▶ **OBJECTIVE**:
Tally the lines containing the word "this" and give the total alone.

▶ **SUPPLIED MATERIAL**:
▽

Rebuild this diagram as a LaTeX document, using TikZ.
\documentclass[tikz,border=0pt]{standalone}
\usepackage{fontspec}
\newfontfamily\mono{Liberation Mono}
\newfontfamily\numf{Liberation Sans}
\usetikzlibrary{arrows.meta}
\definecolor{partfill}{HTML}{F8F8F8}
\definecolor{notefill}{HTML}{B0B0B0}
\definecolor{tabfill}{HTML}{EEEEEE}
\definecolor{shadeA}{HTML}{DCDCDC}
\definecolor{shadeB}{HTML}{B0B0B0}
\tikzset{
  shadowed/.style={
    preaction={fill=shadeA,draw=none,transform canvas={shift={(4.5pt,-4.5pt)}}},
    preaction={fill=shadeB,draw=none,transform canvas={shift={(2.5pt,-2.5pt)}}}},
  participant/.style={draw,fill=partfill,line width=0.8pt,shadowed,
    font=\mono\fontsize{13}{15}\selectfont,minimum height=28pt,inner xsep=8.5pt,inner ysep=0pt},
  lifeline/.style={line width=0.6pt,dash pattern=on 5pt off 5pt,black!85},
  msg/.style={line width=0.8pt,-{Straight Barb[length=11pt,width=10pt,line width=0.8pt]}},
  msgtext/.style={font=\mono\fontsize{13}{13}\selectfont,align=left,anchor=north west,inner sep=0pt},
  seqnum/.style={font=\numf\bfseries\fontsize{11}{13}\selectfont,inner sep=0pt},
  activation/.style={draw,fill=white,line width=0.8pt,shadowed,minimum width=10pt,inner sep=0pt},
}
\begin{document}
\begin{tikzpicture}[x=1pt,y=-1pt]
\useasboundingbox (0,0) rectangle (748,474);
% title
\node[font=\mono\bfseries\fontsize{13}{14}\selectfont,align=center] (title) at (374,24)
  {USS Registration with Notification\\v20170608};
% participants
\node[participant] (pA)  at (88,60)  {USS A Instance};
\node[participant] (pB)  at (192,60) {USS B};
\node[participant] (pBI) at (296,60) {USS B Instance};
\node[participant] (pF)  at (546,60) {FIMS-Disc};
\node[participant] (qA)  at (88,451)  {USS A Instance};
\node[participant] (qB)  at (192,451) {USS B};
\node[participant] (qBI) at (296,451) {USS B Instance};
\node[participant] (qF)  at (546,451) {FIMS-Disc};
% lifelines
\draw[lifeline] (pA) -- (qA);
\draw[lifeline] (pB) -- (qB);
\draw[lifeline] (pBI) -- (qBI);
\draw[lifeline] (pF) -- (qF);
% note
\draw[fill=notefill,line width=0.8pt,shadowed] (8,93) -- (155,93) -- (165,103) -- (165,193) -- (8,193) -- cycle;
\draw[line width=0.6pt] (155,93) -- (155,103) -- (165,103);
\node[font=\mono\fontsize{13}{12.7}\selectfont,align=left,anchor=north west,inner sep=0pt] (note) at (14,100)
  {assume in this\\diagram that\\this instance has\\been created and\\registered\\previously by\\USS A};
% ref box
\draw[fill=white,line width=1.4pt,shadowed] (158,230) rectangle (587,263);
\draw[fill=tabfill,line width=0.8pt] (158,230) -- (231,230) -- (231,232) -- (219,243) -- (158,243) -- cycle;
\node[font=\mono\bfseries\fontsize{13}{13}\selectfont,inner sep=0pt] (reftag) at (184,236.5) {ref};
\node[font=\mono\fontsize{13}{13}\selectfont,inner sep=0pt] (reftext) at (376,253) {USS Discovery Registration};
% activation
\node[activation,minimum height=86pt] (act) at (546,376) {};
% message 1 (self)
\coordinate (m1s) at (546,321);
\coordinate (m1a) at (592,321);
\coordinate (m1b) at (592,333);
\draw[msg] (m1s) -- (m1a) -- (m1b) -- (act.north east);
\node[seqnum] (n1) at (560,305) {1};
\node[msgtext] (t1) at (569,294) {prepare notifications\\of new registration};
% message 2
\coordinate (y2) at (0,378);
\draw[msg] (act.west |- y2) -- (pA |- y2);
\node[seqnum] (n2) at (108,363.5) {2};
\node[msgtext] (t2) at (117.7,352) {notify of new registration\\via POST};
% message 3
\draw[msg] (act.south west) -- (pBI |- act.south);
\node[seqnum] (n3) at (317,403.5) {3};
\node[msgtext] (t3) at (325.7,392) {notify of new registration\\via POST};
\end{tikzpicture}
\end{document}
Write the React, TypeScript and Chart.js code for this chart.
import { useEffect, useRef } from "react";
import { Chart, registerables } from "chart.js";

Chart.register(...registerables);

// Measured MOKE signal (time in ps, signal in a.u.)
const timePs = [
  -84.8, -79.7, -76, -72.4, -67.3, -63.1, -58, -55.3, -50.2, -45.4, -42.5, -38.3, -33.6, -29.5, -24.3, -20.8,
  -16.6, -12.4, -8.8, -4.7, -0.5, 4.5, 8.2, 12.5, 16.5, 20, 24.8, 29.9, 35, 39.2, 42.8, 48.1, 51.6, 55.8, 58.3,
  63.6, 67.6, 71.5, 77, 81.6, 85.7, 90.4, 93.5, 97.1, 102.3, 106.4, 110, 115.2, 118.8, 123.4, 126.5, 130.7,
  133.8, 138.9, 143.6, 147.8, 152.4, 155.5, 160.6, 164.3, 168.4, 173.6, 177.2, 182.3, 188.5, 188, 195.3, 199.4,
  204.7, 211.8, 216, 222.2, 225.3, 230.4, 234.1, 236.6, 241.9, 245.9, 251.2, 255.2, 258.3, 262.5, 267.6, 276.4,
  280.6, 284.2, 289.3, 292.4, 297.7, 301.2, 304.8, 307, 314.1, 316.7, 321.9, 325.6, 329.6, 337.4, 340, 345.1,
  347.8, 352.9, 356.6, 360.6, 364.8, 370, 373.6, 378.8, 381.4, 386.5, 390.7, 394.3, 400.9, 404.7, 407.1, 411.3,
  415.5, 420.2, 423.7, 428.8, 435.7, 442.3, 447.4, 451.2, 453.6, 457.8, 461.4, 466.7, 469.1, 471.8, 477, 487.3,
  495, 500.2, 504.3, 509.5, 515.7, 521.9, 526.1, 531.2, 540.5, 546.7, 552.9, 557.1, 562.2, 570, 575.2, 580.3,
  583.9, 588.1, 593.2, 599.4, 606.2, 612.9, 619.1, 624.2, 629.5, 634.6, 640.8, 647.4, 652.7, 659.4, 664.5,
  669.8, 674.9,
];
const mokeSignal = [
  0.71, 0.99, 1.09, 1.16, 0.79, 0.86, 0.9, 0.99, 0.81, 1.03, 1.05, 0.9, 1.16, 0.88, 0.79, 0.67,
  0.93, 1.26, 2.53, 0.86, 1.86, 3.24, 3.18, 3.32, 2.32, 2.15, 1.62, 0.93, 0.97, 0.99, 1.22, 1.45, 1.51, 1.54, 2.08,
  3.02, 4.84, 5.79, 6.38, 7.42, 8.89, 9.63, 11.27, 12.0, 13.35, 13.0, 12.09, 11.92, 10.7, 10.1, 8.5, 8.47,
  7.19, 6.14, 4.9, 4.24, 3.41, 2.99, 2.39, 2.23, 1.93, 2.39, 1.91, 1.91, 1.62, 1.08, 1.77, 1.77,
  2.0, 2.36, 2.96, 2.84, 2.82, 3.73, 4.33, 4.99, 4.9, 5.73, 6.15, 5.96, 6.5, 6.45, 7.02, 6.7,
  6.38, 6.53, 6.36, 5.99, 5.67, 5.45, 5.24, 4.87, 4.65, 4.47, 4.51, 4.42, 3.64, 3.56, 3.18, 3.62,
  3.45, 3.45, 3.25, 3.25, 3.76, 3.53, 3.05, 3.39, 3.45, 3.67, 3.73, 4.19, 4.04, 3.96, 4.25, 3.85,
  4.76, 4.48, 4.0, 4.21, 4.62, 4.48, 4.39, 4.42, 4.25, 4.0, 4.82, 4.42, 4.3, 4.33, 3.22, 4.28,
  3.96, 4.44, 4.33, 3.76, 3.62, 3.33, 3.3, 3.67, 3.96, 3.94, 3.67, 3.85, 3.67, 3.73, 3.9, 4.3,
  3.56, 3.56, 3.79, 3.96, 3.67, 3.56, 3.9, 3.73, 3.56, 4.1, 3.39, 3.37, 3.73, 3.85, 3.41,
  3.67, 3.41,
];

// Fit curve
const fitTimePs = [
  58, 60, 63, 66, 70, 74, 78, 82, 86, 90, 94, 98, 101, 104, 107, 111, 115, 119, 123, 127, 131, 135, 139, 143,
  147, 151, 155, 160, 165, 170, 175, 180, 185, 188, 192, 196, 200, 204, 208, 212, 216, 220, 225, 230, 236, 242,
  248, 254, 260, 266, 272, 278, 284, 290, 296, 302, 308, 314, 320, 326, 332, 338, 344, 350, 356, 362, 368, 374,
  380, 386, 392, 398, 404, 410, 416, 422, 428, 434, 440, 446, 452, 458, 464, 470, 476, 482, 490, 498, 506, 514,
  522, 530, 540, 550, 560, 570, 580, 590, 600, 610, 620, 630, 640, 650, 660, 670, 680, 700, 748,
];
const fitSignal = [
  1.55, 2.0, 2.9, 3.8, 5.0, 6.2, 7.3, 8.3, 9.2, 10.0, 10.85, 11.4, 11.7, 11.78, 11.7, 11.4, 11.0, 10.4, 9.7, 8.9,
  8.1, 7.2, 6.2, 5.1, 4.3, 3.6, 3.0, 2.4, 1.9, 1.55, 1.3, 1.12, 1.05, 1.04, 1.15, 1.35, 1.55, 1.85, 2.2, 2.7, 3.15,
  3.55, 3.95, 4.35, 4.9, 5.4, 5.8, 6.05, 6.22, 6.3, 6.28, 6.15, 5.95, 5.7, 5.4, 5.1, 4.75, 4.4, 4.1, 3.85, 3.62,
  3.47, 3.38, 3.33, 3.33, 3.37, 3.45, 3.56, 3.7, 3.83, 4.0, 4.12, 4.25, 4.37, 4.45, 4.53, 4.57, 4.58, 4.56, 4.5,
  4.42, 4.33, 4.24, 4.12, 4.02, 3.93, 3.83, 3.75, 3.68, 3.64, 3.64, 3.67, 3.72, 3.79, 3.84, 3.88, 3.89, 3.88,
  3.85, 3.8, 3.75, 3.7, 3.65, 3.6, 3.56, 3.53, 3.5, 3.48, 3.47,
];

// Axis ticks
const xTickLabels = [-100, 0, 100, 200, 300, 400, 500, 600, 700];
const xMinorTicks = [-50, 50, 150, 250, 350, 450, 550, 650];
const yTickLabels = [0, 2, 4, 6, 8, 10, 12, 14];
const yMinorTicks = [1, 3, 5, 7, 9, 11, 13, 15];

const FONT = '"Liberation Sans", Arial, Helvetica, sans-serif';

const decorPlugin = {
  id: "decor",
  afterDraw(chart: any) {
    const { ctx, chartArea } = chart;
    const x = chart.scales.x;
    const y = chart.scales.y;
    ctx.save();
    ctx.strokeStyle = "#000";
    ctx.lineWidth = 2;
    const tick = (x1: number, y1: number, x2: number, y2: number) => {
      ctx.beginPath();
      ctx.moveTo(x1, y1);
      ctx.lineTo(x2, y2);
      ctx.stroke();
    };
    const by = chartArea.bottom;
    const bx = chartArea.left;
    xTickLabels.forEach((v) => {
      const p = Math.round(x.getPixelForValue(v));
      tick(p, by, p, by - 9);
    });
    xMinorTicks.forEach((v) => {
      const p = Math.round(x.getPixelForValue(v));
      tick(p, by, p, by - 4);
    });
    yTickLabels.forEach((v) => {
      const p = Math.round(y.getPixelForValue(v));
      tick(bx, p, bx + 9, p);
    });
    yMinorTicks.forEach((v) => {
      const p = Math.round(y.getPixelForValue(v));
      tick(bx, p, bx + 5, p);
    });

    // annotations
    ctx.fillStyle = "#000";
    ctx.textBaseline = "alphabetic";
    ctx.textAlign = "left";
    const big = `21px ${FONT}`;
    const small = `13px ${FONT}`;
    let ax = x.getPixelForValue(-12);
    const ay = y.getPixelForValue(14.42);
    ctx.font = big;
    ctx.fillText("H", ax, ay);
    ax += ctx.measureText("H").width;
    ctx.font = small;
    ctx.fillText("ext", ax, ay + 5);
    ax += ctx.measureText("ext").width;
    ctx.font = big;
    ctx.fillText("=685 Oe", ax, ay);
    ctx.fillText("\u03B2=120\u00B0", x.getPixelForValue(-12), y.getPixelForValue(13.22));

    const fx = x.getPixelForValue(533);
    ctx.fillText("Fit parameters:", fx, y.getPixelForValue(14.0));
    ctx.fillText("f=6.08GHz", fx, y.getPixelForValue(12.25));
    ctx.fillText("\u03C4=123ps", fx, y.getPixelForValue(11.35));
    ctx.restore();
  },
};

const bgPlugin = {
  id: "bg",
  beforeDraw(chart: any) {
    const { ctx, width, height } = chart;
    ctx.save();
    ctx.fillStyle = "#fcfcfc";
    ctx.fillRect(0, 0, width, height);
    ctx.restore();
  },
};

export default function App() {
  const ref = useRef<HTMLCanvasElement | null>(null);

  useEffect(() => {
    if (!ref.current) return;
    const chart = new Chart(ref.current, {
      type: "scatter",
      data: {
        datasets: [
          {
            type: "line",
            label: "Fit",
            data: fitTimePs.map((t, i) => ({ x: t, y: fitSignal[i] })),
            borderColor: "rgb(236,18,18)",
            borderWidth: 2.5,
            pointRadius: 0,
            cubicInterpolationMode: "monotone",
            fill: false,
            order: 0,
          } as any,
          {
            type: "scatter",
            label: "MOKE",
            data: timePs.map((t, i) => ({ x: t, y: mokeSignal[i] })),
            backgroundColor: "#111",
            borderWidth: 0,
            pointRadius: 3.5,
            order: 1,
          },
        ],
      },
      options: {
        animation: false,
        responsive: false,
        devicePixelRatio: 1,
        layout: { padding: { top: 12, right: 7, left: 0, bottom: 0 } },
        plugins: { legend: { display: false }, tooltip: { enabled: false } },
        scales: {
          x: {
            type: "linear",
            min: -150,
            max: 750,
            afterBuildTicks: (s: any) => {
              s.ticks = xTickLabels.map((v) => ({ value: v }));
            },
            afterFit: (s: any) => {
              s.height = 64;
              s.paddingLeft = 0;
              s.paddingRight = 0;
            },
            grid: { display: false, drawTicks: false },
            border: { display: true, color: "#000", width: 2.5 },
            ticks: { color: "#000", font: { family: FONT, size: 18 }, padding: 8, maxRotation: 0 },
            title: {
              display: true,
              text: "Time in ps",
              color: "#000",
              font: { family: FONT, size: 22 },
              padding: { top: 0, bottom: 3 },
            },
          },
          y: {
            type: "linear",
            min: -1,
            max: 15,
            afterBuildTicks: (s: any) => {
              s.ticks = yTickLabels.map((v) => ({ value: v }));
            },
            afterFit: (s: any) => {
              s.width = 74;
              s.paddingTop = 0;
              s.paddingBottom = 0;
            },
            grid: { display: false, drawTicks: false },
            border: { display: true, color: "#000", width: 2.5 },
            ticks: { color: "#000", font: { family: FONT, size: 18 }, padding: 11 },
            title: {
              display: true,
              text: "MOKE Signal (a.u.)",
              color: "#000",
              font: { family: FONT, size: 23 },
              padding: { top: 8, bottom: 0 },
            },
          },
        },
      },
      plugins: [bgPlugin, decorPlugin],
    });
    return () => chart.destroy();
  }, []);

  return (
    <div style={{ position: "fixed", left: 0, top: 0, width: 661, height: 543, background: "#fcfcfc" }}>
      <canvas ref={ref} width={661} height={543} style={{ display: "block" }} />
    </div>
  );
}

△

▶ **TASK SOLUTION**:
3